AVAILABLE RECORDS:

^^^^^^^^^^^^^^^^

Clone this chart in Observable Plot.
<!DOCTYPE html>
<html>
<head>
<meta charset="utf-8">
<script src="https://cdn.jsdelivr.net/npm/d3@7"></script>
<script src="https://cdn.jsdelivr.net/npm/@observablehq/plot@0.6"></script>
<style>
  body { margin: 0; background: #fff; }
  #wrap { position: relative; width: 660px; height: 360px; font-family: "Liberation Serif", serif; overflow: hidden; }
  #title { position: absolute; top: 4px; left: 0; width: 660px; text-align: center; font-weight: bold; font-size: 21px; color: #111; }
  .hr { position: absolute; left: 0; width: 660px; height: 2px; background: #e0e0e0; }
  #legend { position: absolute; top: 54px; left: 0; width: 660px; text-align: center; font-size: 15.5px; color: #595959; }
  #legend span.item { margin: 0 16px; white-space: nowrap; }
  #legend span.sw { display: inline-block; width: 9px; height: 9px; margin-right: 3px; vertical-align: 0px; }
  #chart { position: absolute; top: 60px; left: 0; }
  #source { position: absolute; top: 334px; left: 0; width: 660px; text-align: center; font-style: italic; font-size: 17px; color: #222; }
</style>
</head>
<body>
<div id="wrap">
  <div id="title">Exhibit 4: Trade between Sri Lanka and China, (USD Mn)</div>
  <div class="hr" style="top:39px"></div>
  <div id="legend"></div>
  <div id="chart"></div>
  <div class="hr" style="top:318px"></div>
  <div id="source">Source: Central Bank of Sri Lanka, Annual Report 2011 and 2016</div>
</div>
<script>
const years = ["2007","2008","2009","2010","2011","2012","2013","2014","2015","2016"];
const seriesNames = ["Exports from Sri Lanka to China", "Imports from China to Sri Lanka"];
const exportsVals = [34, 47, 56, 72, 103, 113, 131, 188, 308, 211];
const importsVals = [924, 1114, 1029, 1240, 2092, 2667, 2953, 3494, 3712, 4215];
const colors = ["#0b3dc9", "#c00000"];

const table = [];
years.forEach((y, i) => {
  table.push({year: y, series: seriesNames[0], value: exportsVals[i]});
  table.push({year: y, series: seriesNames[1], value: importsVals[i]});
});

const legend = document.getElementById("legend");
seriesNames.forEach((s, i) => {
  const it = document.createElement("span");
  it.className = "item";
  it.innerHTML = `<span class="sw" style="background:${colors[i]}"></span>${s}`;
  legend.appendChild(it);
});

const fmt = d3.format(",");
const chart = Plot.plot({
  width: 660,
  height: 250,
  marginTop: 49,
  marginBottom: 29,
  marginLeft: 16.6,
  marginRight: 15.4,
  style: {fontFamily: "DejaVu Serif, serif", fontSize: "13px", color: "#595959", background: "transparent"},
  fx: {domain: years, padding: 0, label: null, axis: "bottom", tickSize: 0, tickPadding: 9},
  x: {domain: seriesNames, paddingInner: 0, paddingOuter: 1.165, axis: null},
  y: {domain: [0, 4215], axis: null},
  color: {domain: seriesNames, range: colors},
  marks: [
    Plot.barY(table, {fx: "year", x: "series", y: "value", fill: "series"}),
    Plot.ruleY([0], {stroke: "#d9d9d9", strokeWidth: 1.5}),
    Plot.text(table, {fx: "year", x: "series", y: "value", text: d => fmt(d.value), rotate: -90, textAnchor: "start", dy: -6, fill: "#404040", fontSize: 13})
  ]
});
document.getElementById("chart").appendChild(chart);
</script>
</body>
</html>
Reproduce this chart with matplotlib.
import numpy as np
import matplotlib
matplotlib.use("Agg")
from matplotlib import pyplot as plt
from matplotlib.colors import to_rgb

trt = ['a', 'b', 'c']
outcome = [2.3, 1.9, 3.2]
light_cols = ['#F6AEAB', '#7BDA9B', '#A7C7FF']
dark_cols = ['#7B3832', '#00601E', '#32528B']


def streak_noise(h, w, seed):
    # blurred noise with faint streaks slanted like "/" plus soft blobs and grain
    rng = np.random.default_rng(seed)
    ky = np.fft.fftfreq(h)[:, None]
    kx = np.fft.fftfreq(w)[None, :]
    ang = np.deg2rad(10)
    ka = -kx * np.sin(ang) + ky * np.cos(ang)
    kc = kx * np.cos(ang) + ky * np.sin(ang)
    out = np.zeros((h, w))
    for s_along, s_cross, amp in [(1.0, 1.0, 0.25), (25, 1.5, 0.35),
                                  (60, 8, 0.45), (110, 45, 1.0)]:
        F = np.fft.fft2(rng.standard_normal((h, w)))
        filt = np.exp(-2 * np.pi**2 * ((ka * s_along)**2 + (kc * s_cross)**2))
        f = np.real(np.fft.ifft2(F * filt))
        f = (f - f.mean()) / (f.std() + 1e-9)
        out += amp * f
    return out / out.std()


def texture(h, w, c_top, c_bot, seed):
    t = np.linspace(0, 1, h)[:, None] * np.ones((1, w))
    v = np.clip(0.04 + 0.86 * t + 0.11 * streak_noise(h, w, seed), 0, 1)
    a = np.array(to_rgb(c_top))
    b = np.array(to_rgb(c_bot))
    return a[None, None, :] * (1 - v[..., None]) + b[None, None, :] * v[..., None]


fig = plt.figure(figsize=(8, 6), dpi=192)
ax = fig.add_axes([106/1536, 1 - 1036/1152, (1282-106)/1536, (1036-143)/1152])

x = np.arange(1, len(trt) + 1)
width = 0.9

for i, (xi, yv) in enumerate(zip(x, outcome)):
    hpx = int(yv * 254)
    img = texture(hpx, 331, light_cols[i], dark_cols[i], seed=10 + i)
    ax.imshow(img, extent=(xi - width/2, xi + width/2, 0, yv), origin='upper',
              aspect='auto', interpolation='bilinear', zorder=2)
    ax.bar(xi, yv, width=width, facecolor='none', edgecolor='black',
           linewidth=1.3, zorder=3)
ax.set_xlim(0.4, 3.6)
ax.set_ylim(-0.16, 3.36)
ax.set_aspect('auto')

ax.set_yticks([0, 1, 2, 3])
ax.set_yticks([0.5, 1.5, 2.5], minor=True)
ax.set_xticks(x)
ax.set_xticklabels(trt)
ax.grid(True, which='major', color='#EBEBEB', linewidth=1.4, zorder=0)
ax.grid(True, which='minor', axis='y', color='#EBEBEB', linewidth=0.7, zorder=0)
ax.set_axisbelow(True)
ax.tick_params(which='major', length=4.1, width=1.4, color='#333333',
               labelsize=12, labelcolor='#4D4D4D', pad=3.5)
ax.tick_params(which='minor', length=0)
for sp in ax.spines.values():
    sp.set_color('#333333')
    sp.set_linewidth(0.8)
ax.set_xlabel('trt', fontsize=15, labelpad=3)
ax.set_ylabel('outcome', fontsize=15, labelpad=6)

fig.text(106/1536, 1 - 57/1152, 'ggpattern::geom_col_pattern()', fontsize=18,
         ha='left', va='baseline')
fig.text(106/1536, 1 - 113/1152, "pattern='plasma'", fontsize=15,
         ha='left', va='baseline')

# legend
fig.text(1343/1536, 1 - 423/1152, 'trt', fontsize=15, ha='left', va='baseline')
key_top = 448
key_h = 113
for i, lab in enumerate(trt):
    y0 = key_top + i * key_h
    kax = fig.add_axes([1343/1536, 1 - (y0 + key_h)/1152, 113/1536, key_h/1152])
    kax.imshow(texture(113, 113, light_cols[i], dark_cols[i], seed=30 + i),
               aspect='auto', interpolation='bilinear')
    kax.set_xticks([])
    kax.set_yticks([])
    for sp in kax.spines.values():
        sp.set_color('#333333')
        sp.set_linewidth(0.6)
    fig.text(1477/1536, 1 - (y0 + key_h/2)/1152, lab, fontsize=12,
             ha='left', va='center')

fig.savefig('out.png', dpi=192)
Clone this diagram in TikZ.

^^^^^^^^^^^^^^^^

TASK BRIEF:
Extract all of the data shown above and repeat it verbatim.

SOLUTION:
Clone this chart in Observable Plot.
<!DOCTYPE html>
<html>
<head>
<meta charset="utf-8">
<script src="https://cdn.jsdelivr.net/npm/d3@7"></script>
<script src="https://cdn.jsdelivr.net/npm/@observablehq/plot@0.6"></script>
<style>
  body { margin: 0; background: #fff; }
  #wrap { position: relative; width: 660px; height: 360px; font-family: "Liberation Serif", serif; overflow: hidden; }
  #title { position: absolute; top: 4px; left: 0; width: 660px; text-align: center; font-weight: bold; font-size: 21px; color: #111; }
  .hr { position: absolute; left: 0; width: 660px; height: 2px; background: #e0e0e0; }
  #legend { position: absolute; top: 54px; left: 0; width: 660px; text-align: center; font-size: 15.5px; color: #595959; }
  #legend span.item { margin: 0 16px; white-space: nowrap; }
  #legend span.sw { display: inline-block; width: 9px; height: 9px; margin-right: 3px; vertical-align: 0px; }
  #chart { position: absolute; top: 60px; left: 0; }
  #source { position: absolute; top: 334px; left: 0; width: 660px; text-align: center; font-style: italic; font-size: 17px; color: #222; }
</style>
</head>
<body>
<div id="wrap">
  <div id="title">Exhibit 4: Trade between Sri Lanka and China, (USD Mn)</div>
  <div class="hr" style="top:39px"></div>
  <div id="legend"></div>
  <div id="chart"></div>
  <div class="hr" style="top:318px"></div>
  <div id="source">Source: Central Bank of Sri Lanka, Annual Report 2011 and 2016</div>
</div>
<script>
const years = ["2007","2008","2009","2010","2011","2012","2013","2014","2015","2016"];
const seriesNames = ["Exports from Sri Lanka to China", "Imports from China to Sri Lanka"];
const exportsVals = [34, 47, 56, 72, 103, 113, 131, 188, 308, 211];
const importsVals = [924, 1114, 1029, 1240, 2092, 2667, 2953, 3494, 3712, 4215];
const colors = ["#0b3dc9", "#c00000"];

const table = [];
years.forEach((y, i) => {
  table.push({year: y, series: seriesNames[0], value: exportsVals[i]});
  table.push({year: y, series: seriesNames[1], value: importsVals[i]});
});

const legend = document.getElementById("legend");
seriesNames.forEach((s, i) => {
  const it = document.createElement("span");
  it.className = "item";
  it.innerHTML = `<span class="sw" style="background:${colors[i]}"></span>${s}`;
  legend.appendChild(it);
});

const fmt = d3.format(",");
const chart = Plot.plot({
  width: 660,
  height: 250,
  marginTop: 49,
  marginBottom: 29,
  marginLeft: 16.6,
  marginRight: 15.4,
  style: {fontFamily: "DejaVu Serif, serif", fontSize: "13px", color: "#595959", background: "transparent"},
  fx: {domain: years, padding: 0, label: null, axis: "bottom", tickSize: 0, tickPadding: 9},
  x: {domain: seriesNames, paddingInner: 0, paddingOuter: 1.165, axis: null},
  y: {domain: [0, 4215], axis: null},
  color: {domain: seriesNames, range: colors},
  marks: [
    Plot.barY(table, {fx: "year", x: "series", y: "value", fill: "series"}),
    Plot.ruleY([0], {stroke: "#d9d9d9", strokeWidth: 1.5}),
    Plot.text(table, {fx: "year", x: "series", y: "value", text: d => fmt(d.value), rotate: -90, textAnchor: "start", dy: -6, fill: "#404040", fontSize: 13})
  ]
});
document.getElementById("chart").appendChild(chart);
</script>
</body>
</html>
Reproduce this chart with matplotlib.
import numpy as np
import matplotlib
matplotlib.use("Agg")
from matplotlib import pyplot as plt
from matplotlib.colors import to_rgb

trt = ['a', 'b', 'c']
outcome = [2.3, 1.9, 3.2]
light_cols = ['#F6AEAB', '#7BDA9B', '#A7C7FF']
dark_cols = ['#7B3832', '#00601E', '#32528B']


def streak_noise(h, w, seed):
    # blurred noise with faint streaks slanted like "/" plus soft blobs and grain
    rng = np.random.default_rng(seed)
    ky = np.fft.fftfreq(h)[:, None]
    kx = np.fft.fftfreq(w)[None, :]
    ang = np.deg2rad(10)
    ka = -kx * np.sin(ang) + ky * np.cos(ang)
    kc = kx * np.cos(ang) + ky * np.sin(ang)
    out = np.zeros((h, w))
    for s_along, s_cross, amp in [(1.0, 1.0, 0.25), (25, 1.5, 0.35),
                                  (60, 8, 0.45), (110, 45, 1.0)]:
        F = np.fft.fft2(rng.standard_normal((h, w)))
        filt = np.exp(-2 * np.pi**2 * ((ka * s_along)**2 + (kc * s_cross)**2))
        f = np.real(np.fft.ifft2(F * filt))
        f = (f - f.mean()) / (f.std() + 1e-9)
        out += amp * f
    return out / out.std()


def texture(h, w, c_top, c_bot, seed):
    t = np.linspace(0, 1, h)[:, None] * np.ones((1, w))
    v = np.clip(0.04 + 0.86 * t + 0.11 * streak_noise(h, w, seed), 0, 1)
    a = np.array(to_rgb(c_top))
    b = np.array(to_rgb(c_bot))
    return a[None, None, :] * (1 - v[..., None]) + b[None, None, :] * v[..., None]


fig = plt.figure(figsize=(8, 6), dpi=192)
ax = fig.add_axes([106/1536, 1 - 1036/1152, (1282-106)/1536, (1036-143)/1152])

x = np.arange(1, len(trt) + 1)
width = 0.9

for i, (xi, yv) in enumerate(zip(x, outcome)):
    hpx = int(yv * 254)
    img = texture(hpx, 331, light_cols[i], dark_cols[i], seed=10 + i)
    ax.imshow(img, extent=(xi - width/2, xi + width/2, 0, yv), origin='upper',
              aspect='auto', interpolation='bilinear', zorder=2)
    ax.bar(xi, yv, width=width, facecolor='none', edgecolor='black',
           linewidth=1.3, zorder=3)
ax.set_xlim(0.4, 3.6)
ax.set_ylim(-0.16, 3.36)
ax.set_aspect('auto')

ax.set_yticks([0, 1, 2, 3])
ax.set_yticks([0.5, 1.5, 2.5], minor=True)
ax.set_xticks(x)
ax.set_xticklabels(trt)
ax.grid(True, which='major', color='#EBEBEB', linewidth=1.4, zorder=0)
ax.grid(True, which='minor', axis='y', color='#EBEBEB', linewidth=0.7, zorder=0)
ax.set_axisbelow(True)
ax.tick_params(which='major', length=4.1, width=1.4, color='#333333',
               labelsize=12, labelcolor='#4D4D4D', pad=3.5)
ax.tick_params(which='minor', length=0)
for sp in ax.spines.values():
    sp.set_color('#333333')
    sp.set_linewidth(0.8)
ax.set_xlabel('trt', fontsize=15, labelpad=3)
ax.set_ylabel('outcome', fontsize=15, labelpad=6)

fig.text(106/1536, 1 - 57/1152, 'ggpattern::geom_col_pattern()', fontsize=18,
         ha='left', va='baseline')
fig.text(106/1536, 1 - 113/1152, "pattern='plasma'", fontsize=15,
         ha='left', va='baseline')

# legend
fig.text(1343/1536, 1 - 423/1152, 'trt', fontsize=15, ha='left', va='baseline')
key_top = 448
key_h = 113
for i, lab in enumerate(trt):
    y0 = key_top + i * key_h
    kax = fig.add_axes([1343/1536, 1 - (y0 + key_h)/1152, 113/1536, key_h/1152])
    kax.imshow(texture(113, 113, light_cols[i], dark_cols[i], seed=30 + i),
               aspect='auto', interpolation='bilinear')
    kax.set_xticks([])
    kax.set_yticks([])
    for sp in kax.spines.values():
        sp.set_color('#333333')
        sp.set_linewidth(0.6)
    fig.text(1477/1536, 1 - (y0 + key_h/2)/1152, lab, fontsize=12,
             ha='left', va='center')

fig.savefig('out.png', dpi=192)
Clone this diagram in TikZ.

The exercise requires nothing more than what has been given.